I've taken a whole pain med because it seems the pain just won't leave me alone. Even doing time on the elliptical machine doesn't help much but makes me feel better. I have to say these new meds are so much better! Figures because the doc is not going to let me keep taking them because they're 'habit forming'. But they Work!!!! are working! Ah well.

As for work, I'm still feeling terribly guilty about the blunder I made and until my boss returns on Monday I don't know what they're going to do. I spent all day yesterday thinking "IF ONLY I'D DONE THIS INSTEAD OF THAT then I wouldn't have made the stupid, stupid mistake." I talked to Lorraine and she actually stood up for me. She knows in all the time I've been working, I've never made such a mistake and we're talking at least 17 years, 7 of which doing the job I'm doing.

What I wish is for our client to come forwards and do the right thing but I'm afraid that's not going to happen. Why should it? It was my mistake and given the nature of the client's personality, he's long gone and won't ever come back, leaving me high and dry. Still if he did come back and do the right thing, it'd make building the bosses' trust a smidgen less humiliating.

I'd be lying if I didn't say I'm scared to death of loosing my job because of this mistake because I am. I'm terrified. Even if Lorraine assures me it won't happen and even if it doesn't it still leaves me with trying to rebuild the trust between me and the bosses which it's taken me all these years to get in the first place and I think it's going to be worse and a horrific blow to my onion paper ego to start over again. Right now I have no self esteem. None what so ever. Which is why I've spent all day cleaning. It's stress relief.

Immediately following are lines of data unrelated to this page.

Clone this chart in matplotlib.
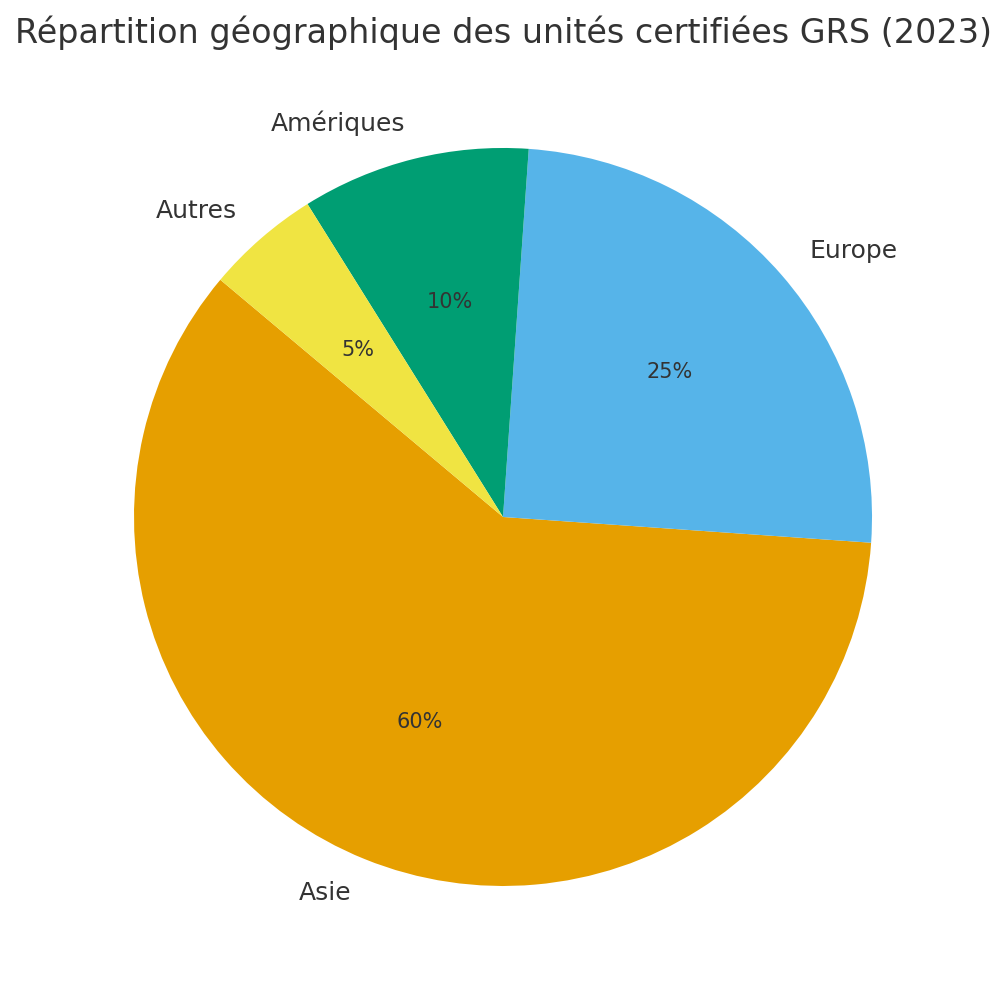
import matplotlib
matplotlib.use("Agg")
import matplotlib.pyplot as plt

labels = ["Asie", "Europe", "Amériques", "Autres"]
shares = [60, 25, 10, 5]
colors = ["#E69F00", "#56B4E9", "#009E73", "#F0E442"]

fig = plt.figure(figsize=(10.07, 9.94), dpi=100)
ax = fig.add_axes([0.04146, 0.01585, 0.9161, 0.9281])

wedges, texts, autotexts = ax.pie(shares, labels=labels, colors=colors,
                                  autopct="%1.0f%%", startangle=140,
                                  textprops={"color": "#333333", "fontsize": 18})
for t in autotexts:
    t.set_fontsize(15)
ax.set_aspect("equal")

fig.suptitle("Répartition géographique des unités certifiées GRS (2023)",
             fontsize=24, color="#333333", y=0.984)

fig.savefig("out.png", dpi=100)
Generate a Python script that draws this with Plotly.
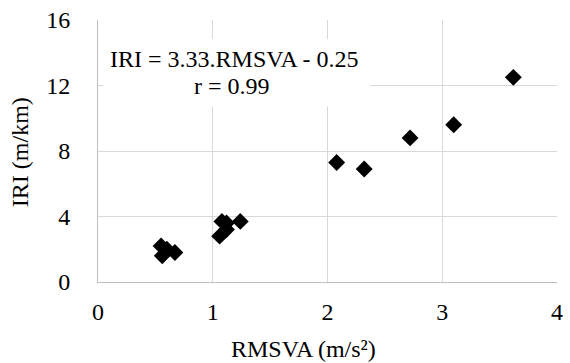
import plotly.graph_objects as go

rmsva = [0.55, 0.60, 0.67, 0.56, 1.08, 1.12, 1.24, 1.06, 1.12, 2.08, 2.32, 2.72, 3.10, 3.62]
iri = [2.2, 2.0, 1.8, 1.6, 3.7, 3.6, 3.7, 2.8, 3.2, 7.3, 6.9, 8.8, 9.6, 12.5]

x_ticks = [0, 1, 2, 3, 4]
y_ticks = [0, 4, 8, 12, 16]

FONT = "Liberation Serif, Times New Roman, serif"

fig = go.Figure()
fig.add_trace(go.Scatter(
    x=rmsva, y=iri, mode="markers",
    marker=dict(symbol="diamond", size=13, color="black", line=dict(width=0)),
    showlegend=False, cliponaxis=False, hoverinfo="skip",
))

fig.add_shape(type="rect", xref="x", yref="y", x0=0.047, x1=2.375, y0=10.7, y1=14.84,
              fillcolor="white", line=dict(width=0), layer="above")
fig.add_annotation(xref="x", yref="y", x=1.186, y=13.6, text="IRI = 3.33.RMSVA - 0.25",
                   showarrow=False, font=dict(family=FONT, size=24, color="black"))
fig.add_annotation(xref="x", yref="y", x=1.17, y=12.0, text="r = 0.99",
                   showarrow=False, font=dict(family=FONT, size=24, color="black"))

# axis titles
fig.add_annotation(xref="paper", yref="paper", x=0.448, y=-0.2548, text="RMSVA (m/s²)",
                   showarrow=False, xanchor="center", yanchor="middle",
                   font=dict(family=FONT, size=24, color="black"))
fig.add_annotation(xref="paper", yref="paper", x=-0.1708, y=0.494, text="IRI (m/km)",
                   showarrow=False, xanchor="center", yanchor="middle", textangle=-90,
                   font=dict(family=FONT, size=24, color="black"))

fig.update_layout(
    width=570, height=363,
    margin=dict(l=97.5, r=7, t=19, b=81),
    paper_bgcolor="white", plot_bgcolor="white",
    font=dict(family=FONT, size=24, color="black"),
    xaxis=dict(range=[0, 4.0005], tickvals=x_ticks, showgrid=True, gridcolor="#d9d9d9", gridwidth=1,
               showline=True, linecolor="#bfbfbf", linewidth=1, zeroline=False,
               ticks="", ticklabelstandoff=8, ticklabeloverflow="allow"),
    yaxis=dict(range=[0, 16.002], tickvals=y_ticks, showgrid=True, gridcolor="#d9d9d9", gridwidth=1,
               showline=True, linecolor="#bfbfbf", linewidth=1, zeroline=False,
               ticks="", ticklabelstandoff=22, ticklabeloverflow="allow"),
)

fig.write_html(
    "out.html",
    config={"displayModeBar": False},
    post_script="document.documentElement.style.overflow='hidden';document.body.style.margin='0';document.body.style.overflow='hidden';",
)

I'll find out on Monday what's going to happen if anything which means I'm just going to have to bend over and kiss ass and triple check all my work from now on until I get to the point where I don't have to work any more. But right now, I can't afford Not to work. Not with my two boys, house payment, approaching car payment (because Mer will be driving in a few years), continued health issues and then of course there's going to be college to think of for both my boys.

Meh.

It was a stupid, stupid mistake. Almost as bad as not wearing my seat belt all those years ago.